Our first serious filming was on an Apple iPhone at  woodworking show in the North of England cutting a dovetail. Soon we were filming in the castle with two camcorders. Today In heard people are little confused as to exactly ‘just where is Paul Sellers?” I see now where the confusion has occurred. If you see one of many a dozen videos from pre 2015 you’ll likely see me in a castle with dark grey walls and slitty windows as above. Join me in early 2016 you will see my in a new and somewhat white-walled workshop a little way outside of Oxford in Long Wittenham, only a few miles along the Thames River…

Scaling back the excesses to distill down to the reality of what I really rely on was a real challenge for me and then some of you too. I have no doubts now about the decision, but it was a difficult one.

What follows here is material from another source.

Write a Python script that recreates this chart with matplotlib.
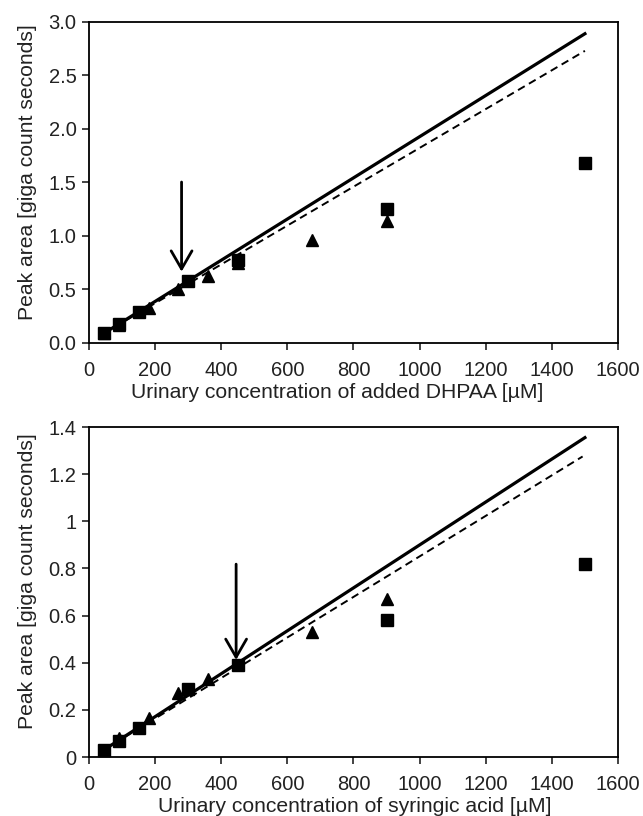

…but then you’ll see me building and filming my workbench series in a new garage space. What? What’s going on Paul?

The mock-up garage where I built the workbench we filmed as a series for YouTube.

So what really happened here? Well, we did the research.  That led to an experiment where we built a dummy garage film set to trial our idea that, because our findings showed that the largest percentage of you, our audience and friends, worked mainly in a single-car garage sized space or less, and we knew that my woodworking was always done in a similar sized space, we could reconstruct a real garage sized space as a permanent space for me to create my future work and video content in. So, now I make fine woodworking happen without much specialised equipment and an incredible workshop facility that I just love. What I discovered was that my garage space was extremely efficient. It’s a fantastic space, big enough to make anything I want to in.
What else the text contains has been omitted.